Did we trade Matthews? Did we cut him? Tell him to go take a hike and turn our backs on him? The answer to all of those questions is a resounding NO. The Jazz gave Matthews a solid chance, despite his being overlooked in the draft. Coach Jerry Sloan even moved him into the starting lineup, and allowed him to roam freely on the court. In all my years watching the Jazz, I never saw anybody get as much wiggle room from Coach Sloan as Matthews, especially with his 3-point shooting. (Even Kyle Korver was like WTF?)
Of course, as many a Jazz fan know, Portland lured the energetic guard away with a five year, $34 million deal that Utah had the opportunity to match, but didn’t. I’m fairly ignorant when it comes to the NBA’s financial schemes, but I’ve been told that Matthews could have rejected the offer and stayed in Utah; that the team offered him a deal which Matthews ultimately turned down.
I don’t think Utah was saying, “Sorry dude, we like you but you’re not THAT worth it.” I think they were saying, “We really like you, but can’t afford such a hefty sum and still bring enough pieces to compete (ala D-Will).”
So now, I ask, why is Matthews so doggedly determined to beat Utah?
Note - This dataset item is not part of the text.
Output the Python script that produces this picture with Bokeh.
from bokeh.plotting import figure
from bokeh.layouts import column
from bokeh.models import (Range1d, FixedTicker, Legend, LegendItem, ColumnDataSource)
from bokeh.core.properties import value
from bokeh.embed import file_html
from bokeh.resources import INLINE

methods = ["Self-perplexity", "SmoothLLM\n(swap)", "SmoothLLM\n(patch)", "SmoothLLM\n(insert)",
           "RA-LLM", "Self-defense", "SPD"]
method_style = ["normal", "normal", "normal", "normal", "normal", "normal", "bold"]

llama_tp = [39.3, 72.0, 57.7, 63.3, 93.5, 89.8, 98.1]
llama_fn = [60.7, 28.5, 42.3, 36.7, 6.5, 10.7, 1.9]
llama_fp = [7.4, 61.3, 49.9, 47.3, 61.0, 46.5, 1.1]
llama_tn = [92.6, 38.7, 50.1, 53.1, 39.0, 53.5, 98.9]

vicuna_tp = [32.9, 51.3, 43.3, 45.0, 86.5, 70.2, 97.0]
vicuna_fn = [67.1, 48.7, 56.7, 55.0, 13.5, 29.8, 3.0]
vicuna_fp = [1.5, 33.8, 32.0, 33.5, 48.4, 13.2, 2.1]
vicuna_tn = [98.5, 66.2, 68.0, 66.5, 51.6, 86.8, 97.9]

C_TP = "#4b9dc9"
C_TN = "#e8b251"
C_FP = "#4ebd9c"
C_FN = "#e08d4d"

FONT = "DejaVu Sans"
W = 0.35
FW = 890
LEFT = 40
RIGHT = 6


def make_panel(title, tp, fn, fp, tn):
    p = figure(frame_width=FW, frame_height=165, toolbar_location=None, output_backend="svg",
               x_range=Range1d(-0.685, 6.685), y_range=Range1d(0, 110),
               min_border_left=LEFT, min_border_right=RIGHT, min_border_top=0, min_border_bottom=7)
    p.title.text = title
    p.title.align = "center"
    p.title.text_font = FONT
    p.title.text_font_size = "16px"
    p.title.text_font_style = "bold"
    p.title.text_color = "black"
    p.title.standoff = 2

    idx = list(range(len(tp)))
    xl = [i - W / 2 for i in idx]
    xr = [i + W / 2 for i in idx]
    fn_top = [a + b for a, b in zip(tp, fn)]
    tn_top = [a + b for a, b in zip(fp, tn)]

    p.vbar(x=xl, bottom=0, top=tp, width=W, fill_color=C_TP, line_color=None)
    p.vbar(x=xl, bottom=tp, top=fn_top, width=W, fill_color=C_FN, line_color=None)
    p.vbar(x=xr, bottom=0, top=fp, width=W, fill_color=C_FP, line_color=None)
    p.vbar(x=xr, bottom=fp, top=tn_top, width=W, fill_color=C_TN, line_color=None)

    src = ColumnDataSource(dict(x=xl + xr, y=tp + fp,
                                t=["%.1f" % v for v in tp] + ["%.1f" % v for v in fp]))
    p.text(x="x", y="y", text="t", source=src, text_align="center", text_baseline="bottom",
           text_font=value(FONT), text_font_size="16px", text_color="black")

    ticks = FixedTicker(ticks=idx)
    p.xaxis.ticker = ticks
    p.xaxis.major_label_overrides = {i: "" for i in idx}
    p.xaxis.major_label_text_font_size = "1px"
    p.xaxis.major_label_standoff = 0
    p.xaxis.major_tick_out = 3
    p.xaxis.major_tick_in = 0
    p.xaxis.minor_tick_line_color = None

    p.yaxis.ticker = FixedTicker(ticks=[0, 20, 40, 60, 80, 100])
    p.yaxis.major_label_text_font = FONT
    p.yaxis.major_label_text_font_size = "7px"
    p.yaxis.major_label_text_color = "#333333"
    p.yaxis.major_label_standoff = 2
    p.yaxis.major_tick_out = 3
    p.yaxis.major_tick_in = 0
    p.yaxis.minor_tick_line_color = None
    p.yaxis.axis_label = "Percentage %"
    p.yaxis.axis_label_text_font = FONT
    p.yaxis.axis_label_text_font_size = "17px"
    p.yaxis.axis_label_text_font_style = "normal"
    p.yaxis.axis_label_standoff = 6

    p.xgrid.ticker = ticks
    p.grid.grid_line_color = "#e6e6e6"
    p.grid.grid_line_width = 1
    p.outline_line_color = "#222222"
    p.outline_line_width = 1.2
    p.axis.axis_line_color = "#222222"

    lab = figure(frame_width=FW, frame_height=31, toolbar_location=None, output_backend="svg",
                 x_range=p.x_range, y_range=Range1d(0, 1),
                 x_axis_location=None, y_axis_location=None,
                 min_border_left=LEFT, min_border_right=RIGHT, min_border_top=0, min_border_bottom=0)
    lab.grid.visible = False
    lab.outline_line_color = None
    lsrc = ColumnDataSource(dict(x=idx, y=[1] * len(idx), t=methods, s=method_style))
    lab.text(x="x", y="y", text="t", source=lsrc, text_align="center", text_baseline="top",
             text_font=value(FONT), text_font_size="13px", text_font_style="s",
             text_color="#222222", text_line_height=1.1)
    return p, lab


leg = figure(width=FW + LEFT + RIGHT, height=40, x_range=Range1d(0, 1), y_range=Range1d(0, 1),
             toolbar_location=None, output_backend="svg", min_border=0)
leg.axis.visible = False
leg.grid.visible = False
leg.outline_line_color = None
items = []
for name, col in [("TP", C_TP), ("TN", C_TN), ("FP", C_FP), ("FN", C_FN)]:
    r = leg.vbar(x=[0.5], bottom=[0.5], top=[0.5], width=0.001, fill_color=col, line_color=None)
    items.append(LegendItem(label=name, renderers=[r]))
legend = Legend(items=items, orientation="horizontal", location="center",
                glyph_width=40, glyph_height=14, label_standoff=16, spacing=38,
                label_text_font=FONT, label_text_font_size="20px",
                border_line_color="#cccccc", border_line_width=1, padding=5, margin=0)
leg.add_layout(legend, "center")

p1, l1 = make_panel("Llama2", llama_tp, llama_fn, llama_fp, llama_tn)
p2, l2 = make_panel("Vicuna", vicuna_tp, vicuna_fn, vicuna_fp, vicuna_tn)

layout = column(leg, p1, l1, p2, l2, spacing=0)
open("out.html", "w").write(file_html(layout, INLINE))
A team that loved him, gave him the ultimate opportunity and played a pivotal part in his lucrative set-up in Portland? I’m not saying he can’t play hard, but last night he looked like a man on a mission – something I’d expect from D-Will, Korver or even Boozer, but not Matthews. After he hit that stunning 3-pointer that gave the T-Blazers a 3-point edge with two minutes remaining, he looked like Tommy Riordan after he took out Mad Dog in one punch. Matthews obviously holds a grudge against his former team for not matching Portland’s offer – even if that offer continues to look ludicrous, even today.
I’m getting tired of writing about whether or not the Jazz will make the playoffs. The win last night keeps them in the hunt, even if they remain one disparaging game behind Houston (who doesn’t play until Friday). By this point, Utah understands the importance of these next two home games – against Golden State and Phoenix. They must win. But they cannot win each night by allowing teams to go up 13 or 14 points before they make their move – they must take control early and never relent. I expect a fairly easy victory tomorrow night against the Warriors, but then again, when have the Jazz made anything easy?
Other notes: Coach what’s-his-name from Portland received only one or two camera shots the entire game; I actually missed Nate McMillan’s detached, glaring frame lending itself to the screen every five or six minutes. Portland fans rock. I’m not sure if they’re just bored, or that committed to the team, but that place was electrifying last night; when Portland retook the lead, I felt like I was neck-deep in playoff waters – imagine if Portland had done the smart thing and drafted Durant over Oden! That place would be rockin’ like the days of old when Arvydas Sobonis lurked underneath the basket. Good ole Sabo.